Nina Knag is our muse. For her mind. For her tenderness. For her courage. For the way she keeps searching for the light and invites the rest of us to come with her. Her debut film Se Meg has received incredible reviews, opened this year’s BIFF, and brought Pia Tjelta the Best Actress award at Karlovy Vary. Now in cinemas.
Style: Harmony Lace
Some people arrive in a room and everything changes a little. The air gets calmer. The conversation gets deeper. Everyone sits up straighter without knowing why. Nina Knag is that sort of presence. Brilliant and brave in the quiet way. Entirely herself. She carries openness like strength, listens so you feel seen, and moves through the world with rare clarity and softness.

Nina tells stories that are honest.
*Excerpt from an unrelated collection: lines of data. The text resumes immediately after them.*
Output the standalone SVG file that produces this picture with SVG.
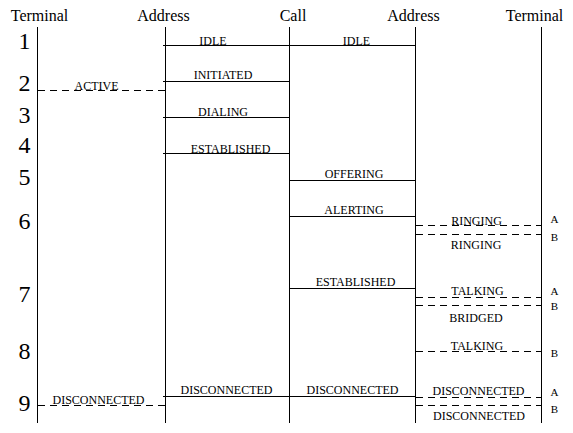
<svg xmlns="http://www.w3.org/2000/svg" width="573" height="433" viewBox="0 0 573 433">
<style>
text{font-family:"Liberation Serif","Times New Roman",serif;fill:#000}
.h{font-size:16px;text-anchor:middle}
.n{font-size:24px;text-anchor:middle}
.l{font-size:12px;text-anchor:middle}
.ab{font-size:11px;text-anchor:middle}
.s{stroke:#000;stroke-width:1;fill:none}
.d{stroke:#000;stroke-width:1;fill:none;stroke-dasharray:7 5}
</style>
<rect width="573" height="433" fill="#fff"/>
<g id="lifelines">
<g id="terminal-left"><text class="h" x="39.5" y="21">Terminal</text><line class="s" x1="37.5" y1="27" x2="37.5" y2="423"/></g>
<g id="address-left"><text class="h" x="163.5" y="21">Address</text><line class="s" x1="165.5" y1="27" x2="165.5" y2="423"/></g>
<g id="call"><text class="h" x="293" y="21">Call</text><line class="s" x1="289.5" y1="27" x2="289.5" y2="423"/></g>
<g id="address-right"><text class="h" x="413.5" y="21">Address</text><line class="s" x1="415.5" y1="27" x2="415.5" y2="423"/></g>
<g id="terminal-right"><text class="h" x="534.5" y="21">Terminal</text><line class="s" x1="541.5" y1="27" x2="541.5" y2="423"/></g>
</g>
<g id="steps">
<text class="n" x="24.5" y="49">1</text>
<text class="n" x="24.5" y="91">2</text>
<text class="n" x="24.5" y="123">3</text>
<text class="n" x="24.5" y="153">4</text>
<text class="n" x="24.5" y="185">5</text>
<text class="n" x="24.5" y="229">6</text>
<text class="n" x="24.5" y="302">7</text>
<text class="n" x="24.5" y="359">8</text>
<text class="n" x="24.5" y="411">9</text>
</g>
<g id="connectors">
<line class="s" x1="163" y1="45.5" x2="415" y2="45.5"/>
<line class="s" x1="163" y1="81.5" x2="289" y2="81.5"/>
<line class="d" x1="38" y1="90.5" x2="165" y2="90.5"/>
<line class="s" x1="163" y1="117.5" x2="289" y2="117.5"/>
<line class="s" x1="163" y1="153.5" x2="289" y2="153.5"/>
<line class="s" x1="289" y1="180.5" x2="415" y2="180.5"/>
<line class="s" x1="289" y1="216.5" x2="415" y2="216.5"/>
<line class="d" x1="416" y1="225.5" x2="541" y2="225.5"/>
<line class="d" x1="416" y1="234.5" x2="541" y2="234.5"/>
<line class="s" x1="289" y1="288.5" x2="415" y2="288.5"/>
<line class="d" x1="416" y1="297.5" x2="541" y2="297.5"/>
<line class="d" x1="416" y1="305.5" x2="541" y2="305.5"/>
<line class="d" x1="416" y1="351.5" x2="541" y2="351.5"/>
<line class="s" x1="163" y1="396.5" x2="415" y2="396.5"/>
<line class="d" x1="416" y1="397.5" x2="541" y2="397.5"/>
<line class="d" x1="38" y1="405.5" x2="165" y2="405.5"/>
<line class="d" x1="416" y1="405.5" x2="541" y2="405.5"/>
</g>
<g id="labels">
<text class="l" x="213" y="44.5">IDLE</text>
<text class="l" x="356.5" y="44.5">IDLE</text>
<text class="l" x="223" y="79">INITIATED</text>
<text class="l" x="96.5" y="90">ACTIVE</text>
<text class="l" x="223" y="116">DIALING</text>
<text class="l" x="230.5" y="152.5">ESTABLISHED</text>
<text class="l" x="354" y="178">OFFERING</text>
<text class="l" x="354" y="214">ALERTING</text>
<text class="l" x="476.5" y="224.5">RINGING</text>
<text class="l" x="476" y="249">RINGING</text>
<text class="l" x="355.5" y="286">ESTABLISHED</text>
<text class="l" x="477.5" y="295">TALKING</text>
<text class="l" x="476" y="322">BRIDGED</text>
<text class="l" x="477" y="350">TALKING</text>
<text class="l" x="226.5" y="394">DISCONNECTED</text>
<text class="l" x="352.5" y="394">DISCONNECTED</text>
<text class="l" x="478.5" y="395">DISCONNECTED</text>
<text class="l" x="98.5" y="403.5">DISCONNECTED</text>
<text class="l" x="479" y="420">DISCONNECTED</text>
<text class="ab" x="554.5" y="223">A</text>
<text class="ab" x="554.5" y="241">B</text>
<text class="ab" x="554.5" y="295">A</text>
<text class="ab" x="554.5" y="310">B</text>
<text class="ab" x="554.5" y="357">B</text>
<text class="ab" x="554.5" y="396">A</text>
<text class="ab" x="554.5" y="413">B</text>
</g>
</svg>
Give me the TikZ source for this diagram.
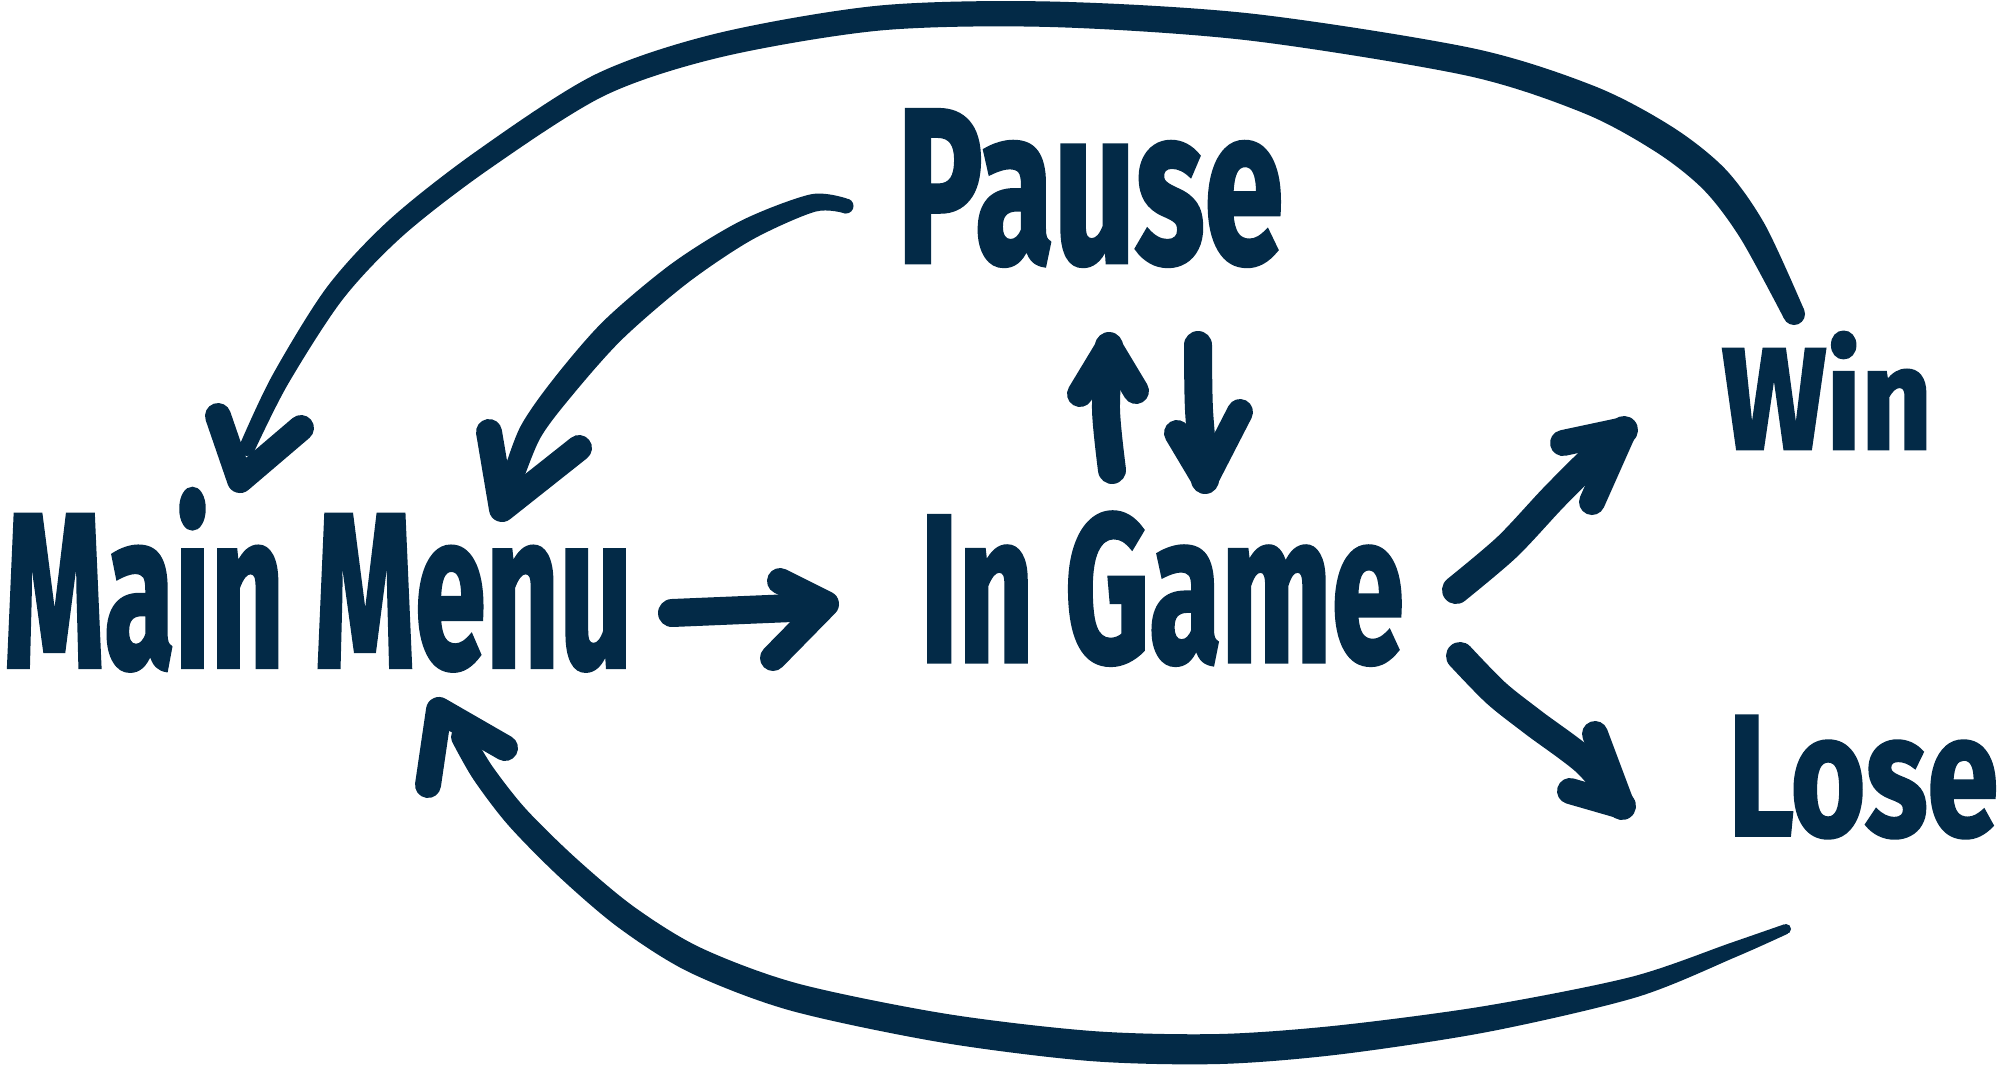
\documentclass[tikz,border=0pt]{standalone}
\usepackage{fontspec}
\setmainfont{Fira Sans}
\newfontfamily\hand[BoldFeatures={FakeBold=2}]{Fira Sans}
\usepackage{graphicx}
\definecolor{ink}{RGB}{3,42,71}
\tikzset{
  lbl/.style={inner sep=0pt, outer sep=0pt, anchor=south west, text=ink, font=\hand\bfseries},
  shaft/.style={draw=ink, line width=28pt, line cap=round, line join=round},
  head/.style={draw=ink, line width=26pt, line cap=round, line join=round},
  stroke/.style={fill=ink}
}
\begin{document}
\begin{tikzpicture}[x=1pt,y=-1pt]
\useasboundingbox (0,0) rectangle (1999,1066);
\fill[white] (0,0) rectangle (1999,1066);

% states
\node[lbl] (mm)    at (4,667)    {\resizebox{628pt}{152pt}{\smash{Main Menu}\vphantom{M}}};
\node[lbl] (ig)    at (920,665)  {\resizebox{484pt}{149pt}{In Game}};
\node[lbl] (pause) at (897,266)  {\resizebox{386pt}{152pt}{Pause}};
\node[lbl] (win)   at (1722,449) {\resizebox{210pt}{100pt}{\smash{Win}\vphantom{W}}};
\node[lbl] (lose)  at (1728,838) {\resizebox{270pt}{119pt}{Lose}};

% connector ends
\coordinate (mmig-s) at (672,613);
\coordinate (mmig-e) at (816,607);
\coordinate (mmig-t) at (826,604);

\coordinate (igp-s) at (1112,470);
\coordinate (igp-t) at (1109,346);
\coordinate (pig-s) at (1198,345);
\coordinate (pig-t) at (1205,480);

\coordinate (igw-s) at (1456,590);
\coordinate (igw-t) at (1624,430);
\coordinate (igl-s) at (1460,656);
\coordinate (igl-t) at (1622,806);

\coordinate (pmm-s) at (846,206);
\coordinate (pmm-e) at (510,486);
\coordinate (pmm-t) at (502,509);

\coordinate (wmm-s) at (1794,314);
\coordinate (wmm-e) at (247,448);
\coordinate (wmm-t) at (240,480);

\coordinate (lmm-s) at (1786,929);
\coordinate (lmm-e) at (462,737);
\coordinate (lmm-t) at (439,710);

% Main Menu -> In Game
\draw[shaft] (mmig-s) -- (mmig-e);
\draw[head] (mmig-t) ++(-46,-23) -- (mmig-t) -- ++(-53,54);

% In Game -> Pause
\draw[shaft] plot[smooth] coordinates {(igp-s) (1106,410) (igp-t)};
\draw[head] (igp-t) ++(-29,48) -- (igp-t) -- ++(27,45);

% Pause -> In Game
\draw[shaft] plot[smooth] coordinates {(pig-s) (1199,410) (pig-t)};
\draw[head] (pig-t) ++(-28,-47) -- (pig-t) -- ++(35,-68);

% In Game -> Win
\draw[shaft] plot[smooth] coordinates {(igw-s) (1507,547) (1553,498) (1591,460) (igw-t)};
\draw[head] (igw-t) ++(-61,13) -- (igw-t) -- ++(-32,72);

% In Game -> Lose
\draw[shaft] plot[smooth] coordinates {(igl-s) (1496,693) (1534,723) (1587,763) (igl-t)};
\draw[head] (igl-t) ++(-27,-72) -- (igl-t) -- ++(-52,-15);

% Pause -> Main Menu (tapered brush stroke)
\fill[stroke] plot[smooth] coordinates {(846.7,198.5) (810.9,194.3) (741.9,220.3) (672.5,263) (603.9,320.7) (553.3,379.2) (519.9,427.6) (500.2,482.3)}
  -- plot[smooth] coordinates {(519.8,489.7) (540.1,438.4) (572.7,394.8) (622.1,339.3) (687.5,283) (752.1,239.7) (815.1,211.7) (845.3,213.5)} -- cycle;
\fill[stroke] (pmm-s) circle[radius=7.5pt];
\fill[stroke] (pmm-e) circle[radius=10.5pt];
\draw[head] (pmm-t) ++(-13,-77) -- (pmm-t) -- ++(77,-61);

% Win -> Main Menu
\fill[stroke] plot[smooth] coordinates {(1803.8,309.1) (1765.1,224.9) (1725.8,169.6) (1673.1,127.4) (1595.4,86.5) (1472.9,48.3) (1251.6,13.6) (1050,1.5) (878.8,5.6) (717.2,33.3) (595,74.6) (476.7,151) (390,219.2) (327.1,286.9) (272.2,375.6) (239.8,444.5)}
  -- plot[smooth] coordinates {(254.2,451.5) (287.8,384.4) (342.9,299.1) (404,234.8) (489.3,169) (605,95.4) (722.8,56.7) (881.2,30.4) (1050,27) (1248.4,40.4) (1467.1,75.7) (1584.6,113.5) (1656.9,152.6) (1704.2,190.4) (1740.9,239.1) (1784.2,318.9)} -- cycle;
\fill[stroke] (wmm-s) circle[radius=11pt];
\fill[stroke] (wmm-e) circle[radius=8pt];
\draw[head] (wmm-t) ++(-22,-64) -- (wmm-t) -- ++(61,-52);

% Lose -> Main Menu
\fill[stroke] plot[smooth] coordinates {(1784.2,924.3) (1730.3,943) (1631.2,976.9) (1483.7,1006.2) (1336.4,1025.6) (1218.6,1034) (1092.1,1031) (945.4,1013.7) (797.7,983.5) (700.8,947.8) (633.6,906.5) (575.5,857.8) (525.9,809) (492.5,766.5) (471.5,731.5)}
  -- plot[smooth] coordinates {(452.5,742.5) (473.5,779.5) (508.1,825) (558.5,876.2) (618.4,927.5) (689.2,972.2) (790.3,1010.5) (940.6,1042.3) (1089.9,1061) (1219.4,1064) (1339.6,1054.4) (1488.3,1031.8) (1636.8,997.1) (1735.7,957) (1787.8,933.7)} -- cycle;
\fill[stroke] (lmm-s) circle[radius=5pt];
\fill[stroke] (lmm-e) circle[radius=11pt];
\draw[head] (lmm-t) ++(-11,75) -- (lmm-t) -- ++(66,38);
\end{tikzpicture}
\end{document}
Not polished to be pretty, but true. Her work leans into the part of life that most of us try to hide. She is not afraid of it. She wants to look at it. She wants to hold it up to the light and ask what it means. She believes that film is about all of us together. The shared heartbeat. The bigger we.
Style: Molly Mini Roses
Getting to know Nina through the work on Se Meg has felt like being let into a private language. Trust, work, friendship, all happening at once. She makes people around her better. Kinder. Braver. She has that effect.

Style: Brown Velvet Suit (Coming Soon)
What is it that makes you want to tell stories through film?
For me, film is a way of understanding people and of getting closer to emotions that are hard to put into words. I’m drawn to the spaces between us, to moments filled with love, shame, confusion or longing. Film gives me a language for that.
When I make a film, I’m searching for connection, that moment when someone in the audience feels seen, or dares to feel something they’ve been afraid of. That’s the magic of cinema to me. It’s very personal, but also collective, a way of saying we’re not alone in this.
I’m also driven by a need to give a voice to those who are often unheard. Through my films I try to look at the social and political structures that shape us, the borders between people, the imbalance of power, the injustices we live with.
The best films stay with me long after the lights come on. They change how I see the world, or myself. That’s what I hope to give back.

Style: Elliot Blouse

Style: Ava Agnes
Who is your muse, Nina?
I’m inspired by people who dare to be honest, who show who they are, even when it’s uncomfortable. Often my muse is the actor I’m working with, and the trust that grows between us. On Se Meg / Don’t call me mama, Pia Tjelta inspired me deeply, she brought so much truth and courage to the work.
I also find inspiration in the people around me. My daughter Kaia, who’s three, reminds me every day to stay curious and playful, to see things as if for the first time. And my mother, who was politically active and a strong feminist, taught me to stand up for what I believe in and to follow my dreams, no matter how unlikely they seemed.
In the end, my muse is the mix of all that. The people who shape me, and the parts of life that keep teaching me something new.